Given problem: Go through the listing beneath this task and return every line that carries the string "with".

Supplied data:

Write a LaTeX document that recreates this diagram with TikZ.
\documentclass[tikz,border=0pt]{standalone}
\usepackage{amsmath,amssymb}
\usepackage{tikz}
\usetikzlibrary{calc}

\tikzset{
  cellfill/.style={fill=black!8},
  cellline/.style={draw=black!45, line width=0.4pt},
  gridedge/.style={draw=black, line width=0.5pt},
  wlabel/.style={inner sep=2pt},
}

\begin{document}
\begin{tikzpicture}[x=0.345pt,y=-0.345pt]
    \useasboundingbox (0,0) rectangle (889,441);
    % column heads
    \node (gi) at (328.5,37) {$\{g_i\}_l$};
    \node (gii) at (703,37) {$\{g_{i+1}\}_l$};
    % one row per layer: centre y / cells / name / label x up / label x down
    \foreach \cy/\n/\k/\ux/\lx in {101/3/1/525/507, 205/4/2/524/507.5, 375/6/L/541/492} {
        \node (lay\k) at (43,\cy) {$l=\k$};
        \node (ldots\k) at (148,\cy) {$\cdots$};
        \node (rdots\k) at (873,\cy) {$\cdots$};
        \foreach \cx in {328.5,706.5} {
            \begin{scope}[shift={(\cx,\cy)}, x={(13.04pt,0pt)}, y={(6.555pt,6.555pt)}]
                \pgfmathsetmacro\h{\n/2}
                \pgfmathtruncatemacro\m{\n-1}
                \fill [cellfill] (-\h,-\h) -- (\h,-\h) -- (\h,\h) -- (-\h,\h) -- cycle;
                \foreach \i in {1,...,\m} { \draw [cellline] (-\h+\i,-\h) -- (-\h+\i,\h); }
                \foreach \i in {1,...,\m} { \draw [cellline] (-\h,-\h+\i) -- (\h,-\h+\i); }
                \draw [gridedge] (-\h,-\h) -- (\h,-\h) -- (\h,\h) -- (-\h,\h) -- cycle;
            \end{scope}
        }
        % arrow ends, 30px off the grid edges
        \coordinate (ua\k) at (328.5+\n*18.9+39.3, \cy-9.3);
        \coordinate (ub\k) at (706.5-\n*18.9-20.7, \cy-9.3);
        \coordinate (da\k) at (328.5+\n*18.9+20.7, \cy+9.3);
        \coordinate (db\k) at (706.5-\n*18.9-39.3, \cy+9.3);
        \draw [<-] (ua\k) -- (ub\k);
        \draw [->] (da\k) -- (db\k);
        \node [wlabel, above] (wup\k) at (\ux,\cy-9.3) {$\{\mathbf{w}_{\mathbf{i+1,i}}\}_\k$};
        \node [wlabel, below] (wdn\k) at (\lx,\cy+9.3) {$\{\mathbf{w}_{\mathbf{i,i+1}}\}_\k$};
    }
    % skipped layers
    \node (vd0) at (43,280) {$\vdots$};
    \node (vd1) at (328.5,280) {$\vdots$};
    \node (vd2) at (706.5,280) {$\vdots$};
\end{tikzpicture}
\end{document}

* * *

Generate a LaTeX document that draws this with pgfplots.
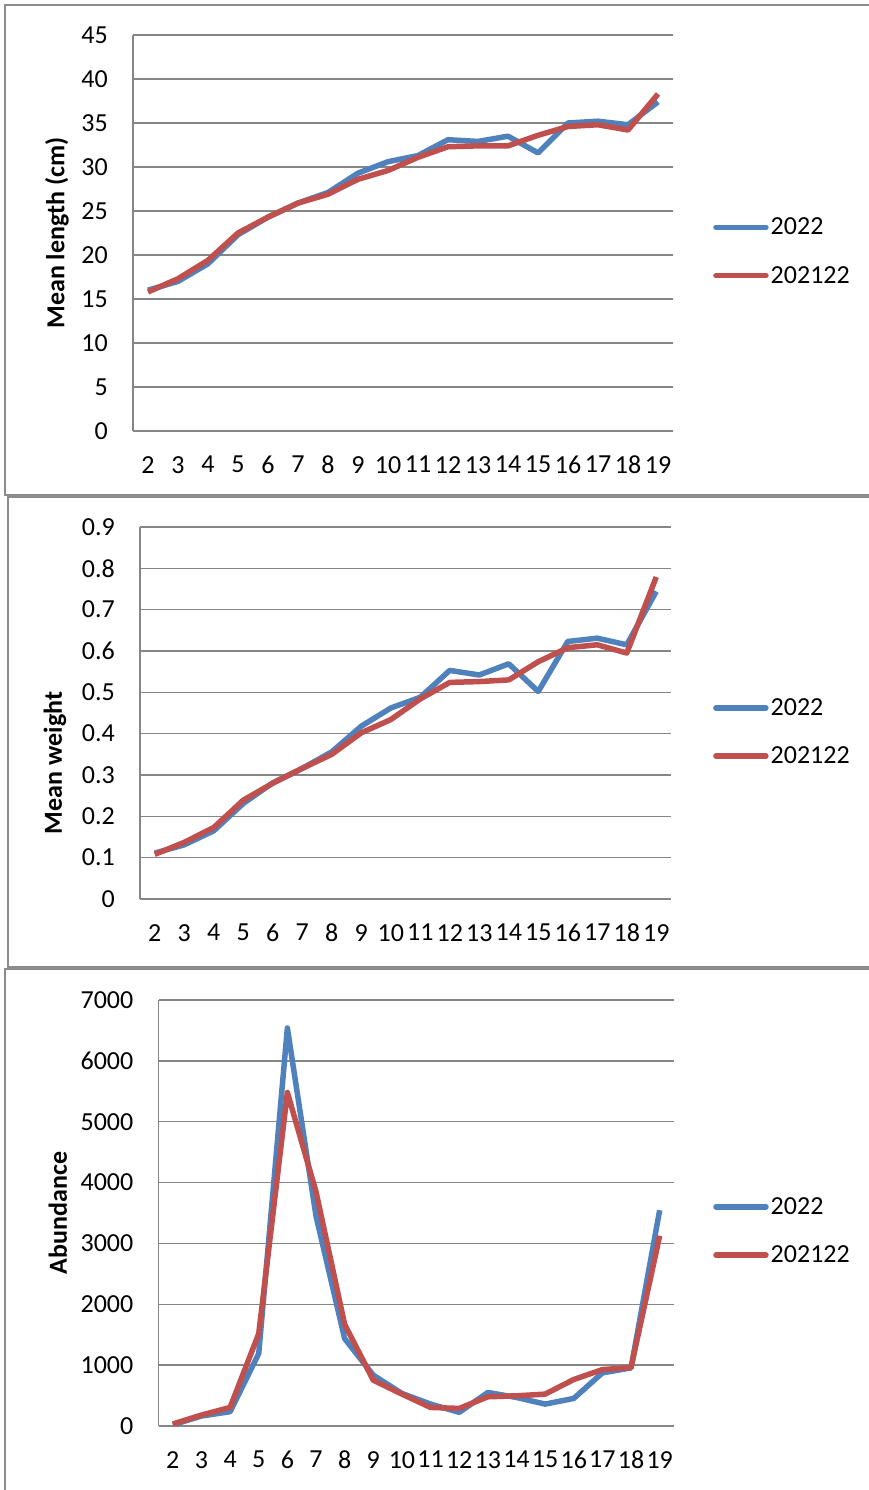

...

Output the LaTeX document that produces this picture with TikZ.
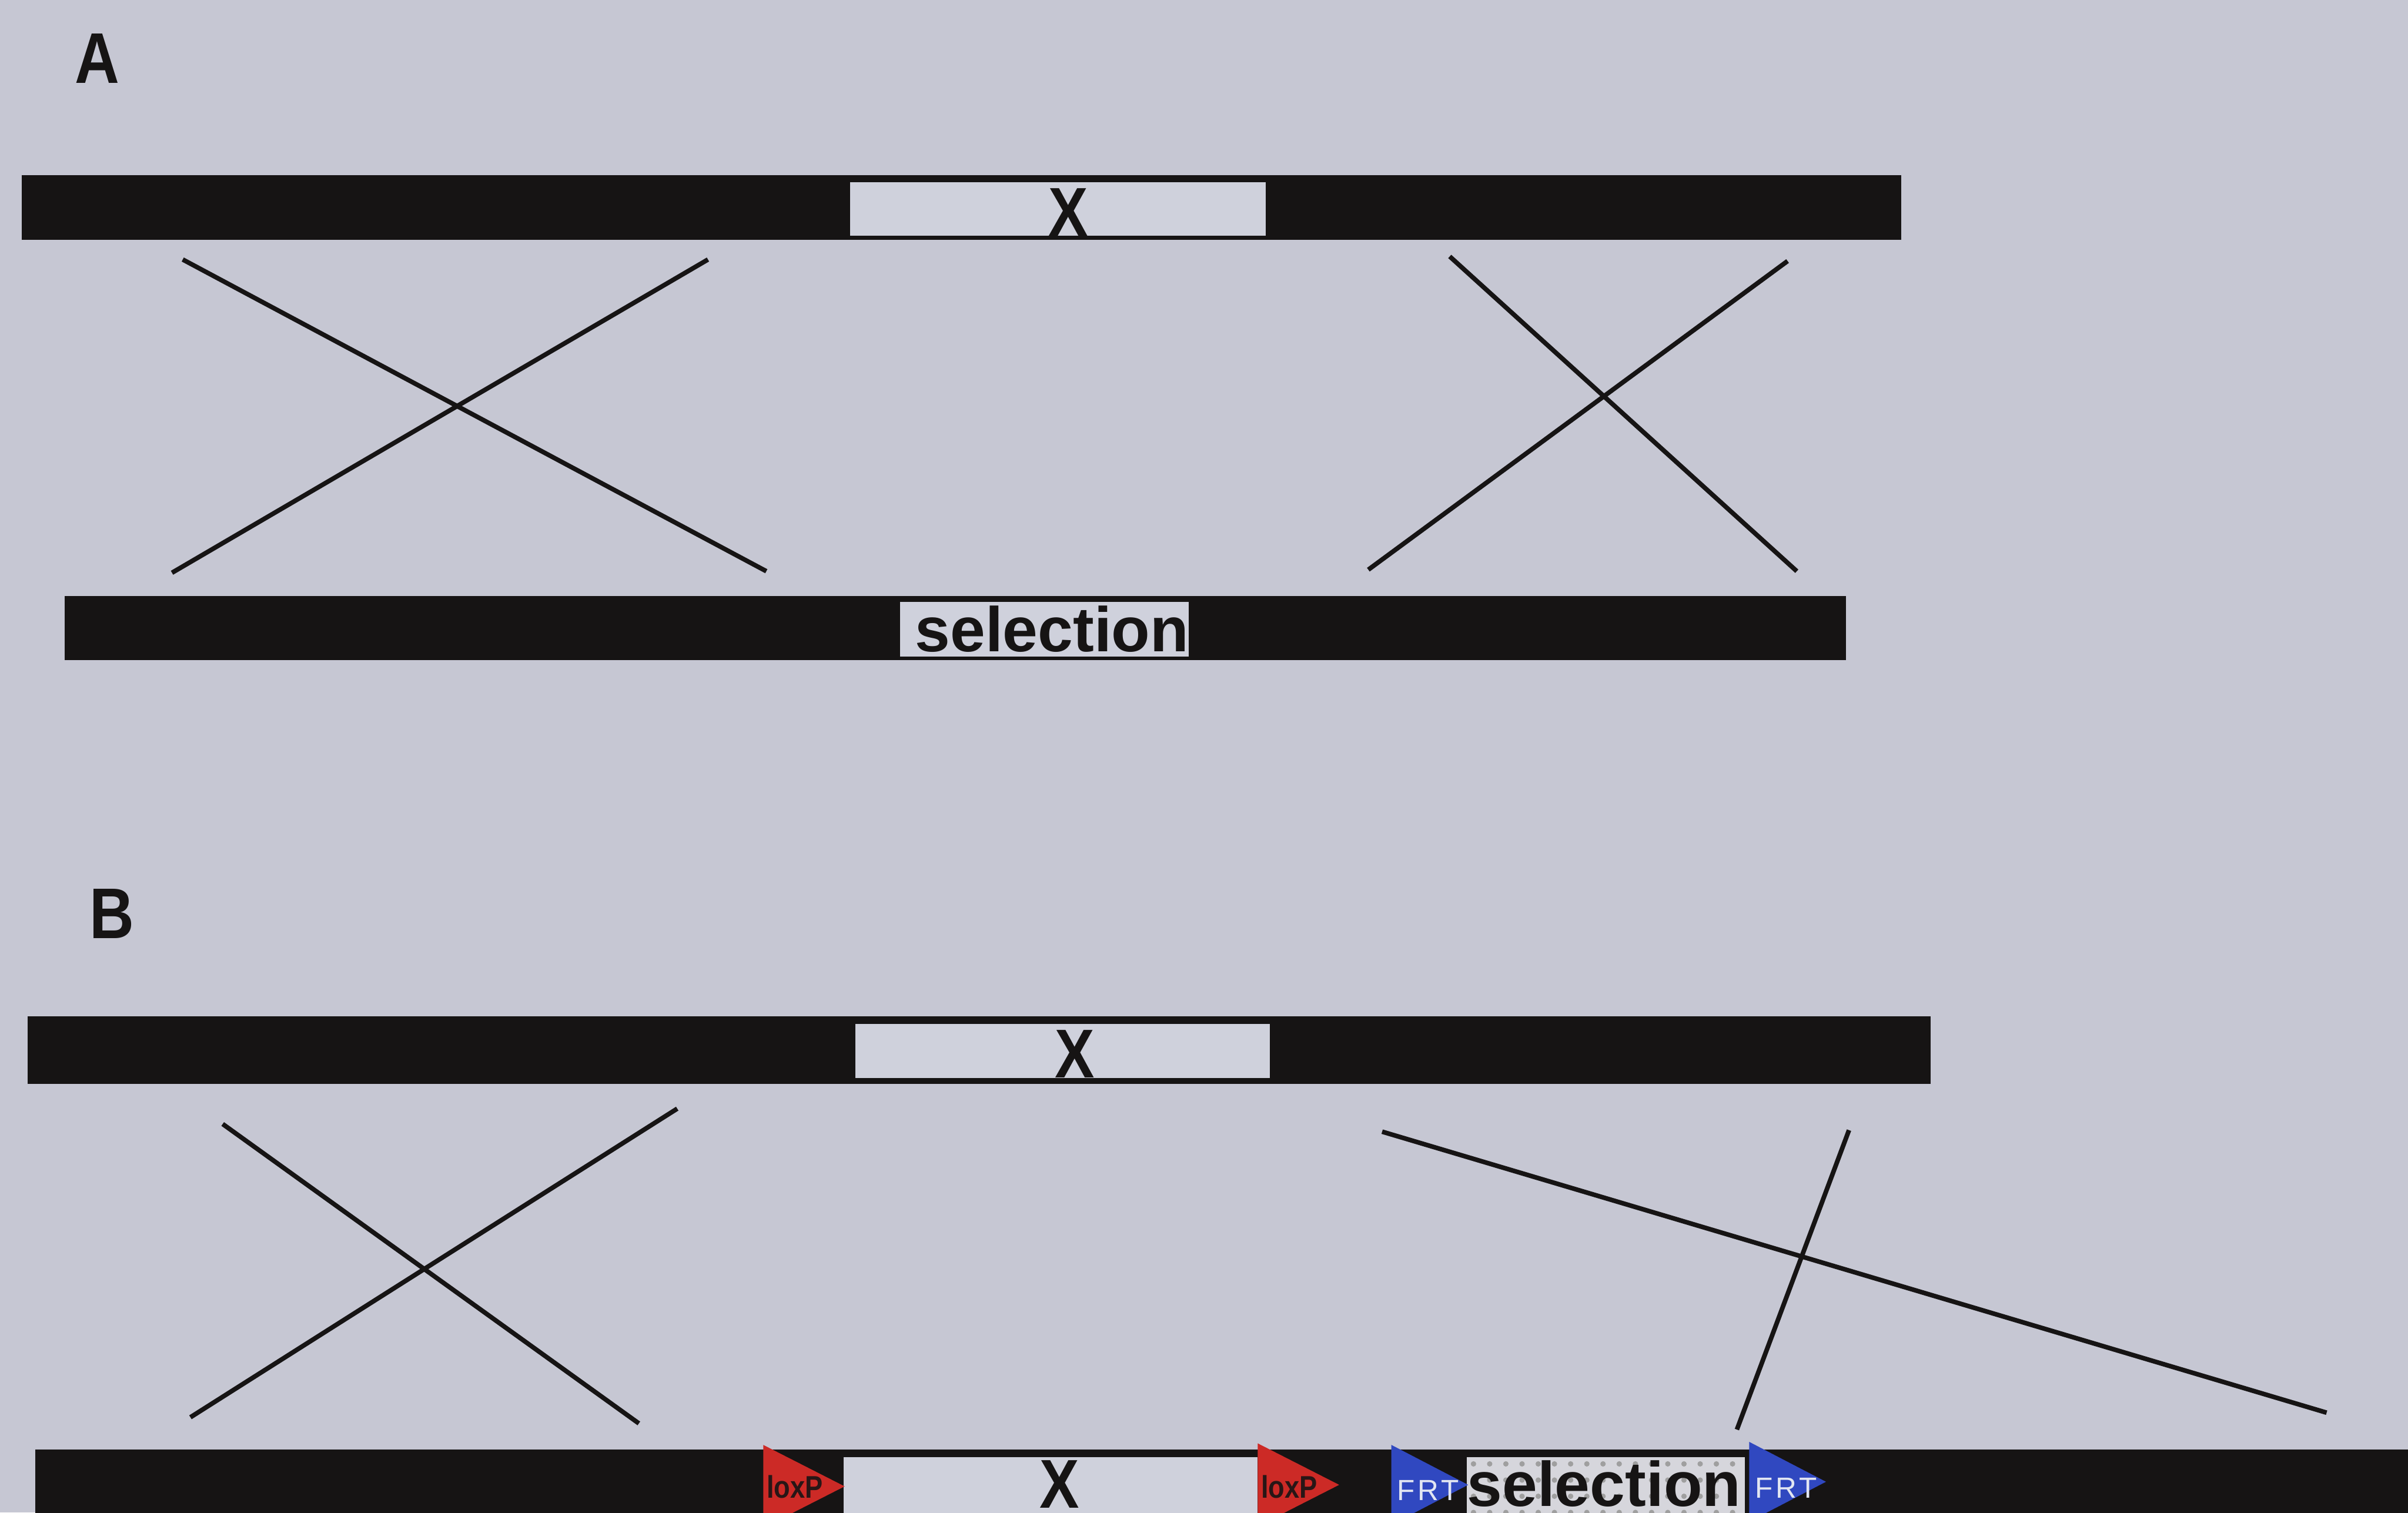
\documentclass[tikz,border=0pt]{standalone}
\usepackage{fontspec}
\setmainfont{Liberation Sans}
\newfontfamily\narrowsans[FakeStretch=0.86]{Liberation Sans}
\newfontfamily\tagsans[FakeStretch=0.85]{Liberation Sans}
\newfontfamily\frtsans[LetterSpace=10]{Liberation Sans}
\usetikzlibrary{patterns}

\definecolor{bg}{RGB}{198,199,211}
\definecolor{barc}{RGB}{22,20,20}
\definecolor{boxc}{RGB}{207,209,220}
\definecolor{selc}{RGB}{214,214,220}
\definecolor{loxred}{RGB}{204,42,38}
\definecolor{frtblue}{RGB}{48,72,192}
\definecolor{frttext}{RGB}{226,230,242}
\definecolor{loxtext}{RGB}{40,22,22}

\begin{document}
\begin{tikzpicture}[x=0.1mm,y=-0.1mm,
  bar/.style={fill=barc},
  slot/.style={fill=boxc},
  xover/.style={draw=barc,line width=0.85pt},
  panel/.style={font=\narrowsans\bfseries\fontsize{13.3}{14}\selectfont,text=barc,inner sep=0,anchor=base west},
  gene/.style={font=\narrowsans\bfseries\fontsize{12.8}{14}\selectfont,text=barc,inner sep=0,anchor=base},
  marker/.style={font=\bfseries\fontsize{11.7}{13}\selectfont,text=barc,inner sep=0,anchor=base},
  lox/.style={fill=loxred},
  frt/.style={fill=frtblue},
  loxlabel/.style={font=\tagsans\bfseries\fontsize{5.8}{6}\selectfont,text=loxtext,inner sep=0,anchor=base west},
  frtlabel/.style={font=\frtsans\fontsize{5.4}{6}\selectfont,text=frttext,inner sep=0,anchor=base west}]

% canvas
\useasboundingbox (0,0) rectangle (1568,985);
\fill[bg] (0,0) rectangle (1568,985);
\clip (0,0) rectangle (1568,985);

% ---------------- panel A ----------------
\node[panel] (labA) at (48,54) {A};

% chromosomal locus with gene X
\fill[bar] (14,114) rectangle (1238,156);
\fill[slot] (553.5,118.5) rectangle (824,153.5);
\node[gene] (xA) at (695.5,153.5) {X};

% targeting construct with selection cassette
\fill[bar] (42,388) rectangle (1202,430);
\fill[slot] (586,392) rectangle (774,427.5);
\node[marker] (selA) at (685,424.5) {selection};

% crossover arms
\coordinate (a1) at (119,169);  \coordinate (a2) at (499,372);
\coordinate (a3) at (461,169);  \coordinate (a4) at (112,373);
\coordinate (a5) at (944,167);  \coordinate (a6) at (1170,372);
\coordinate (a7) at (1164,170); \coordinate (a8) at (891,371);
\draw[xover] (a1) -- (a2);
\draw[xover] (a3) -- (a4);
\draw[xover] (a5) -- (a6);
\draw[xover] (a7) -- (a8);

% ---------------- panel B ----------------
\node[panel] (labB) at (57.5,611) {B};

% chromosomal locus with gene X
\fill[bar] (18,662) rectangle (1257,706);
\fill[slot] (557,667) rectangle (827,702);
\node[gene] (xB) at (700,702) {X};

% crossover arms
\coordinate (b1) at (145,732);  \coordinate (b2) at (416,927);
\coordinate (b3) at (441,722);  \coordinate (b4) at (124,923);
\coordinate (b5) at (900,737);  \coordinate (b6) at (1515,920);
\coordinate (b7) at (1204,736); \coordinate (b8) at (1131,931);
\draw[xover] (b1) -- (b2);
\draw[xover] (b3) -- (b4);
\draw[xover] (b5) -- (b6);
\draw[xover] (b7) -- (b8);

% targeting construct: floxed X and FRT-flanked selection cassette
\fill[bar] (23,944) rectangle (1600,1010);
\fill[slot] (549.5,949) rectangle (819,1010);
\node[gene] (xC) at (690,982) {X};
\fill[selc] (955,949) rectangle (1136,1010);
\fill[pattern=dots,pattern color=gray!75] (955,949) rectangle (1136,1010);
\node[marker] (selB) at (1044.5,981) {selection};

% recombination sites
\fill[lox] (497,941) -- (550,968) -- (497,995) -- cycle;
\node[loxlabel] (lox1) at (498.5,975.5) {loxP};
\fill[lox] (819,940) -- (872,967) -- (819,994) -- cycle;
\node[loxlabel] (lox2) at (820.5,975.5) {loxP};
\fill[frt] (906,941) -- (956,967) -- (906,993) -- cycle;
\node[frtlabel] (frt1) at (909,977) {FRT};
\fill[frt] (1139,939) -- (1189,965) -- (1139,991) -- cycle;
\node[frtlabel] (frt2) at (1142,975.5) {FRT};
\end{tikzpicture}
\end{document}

Worked solution:
Write a LaTeX document that recreates this diagram with TikZ.
Generate a LaTeX document that draws this with pgfplots.
Output the LaTeX document that produces this picture with TikZ.
% chromosomal locus with gene X
% targeting construct with selection cassette
% chromosomal locus with gene X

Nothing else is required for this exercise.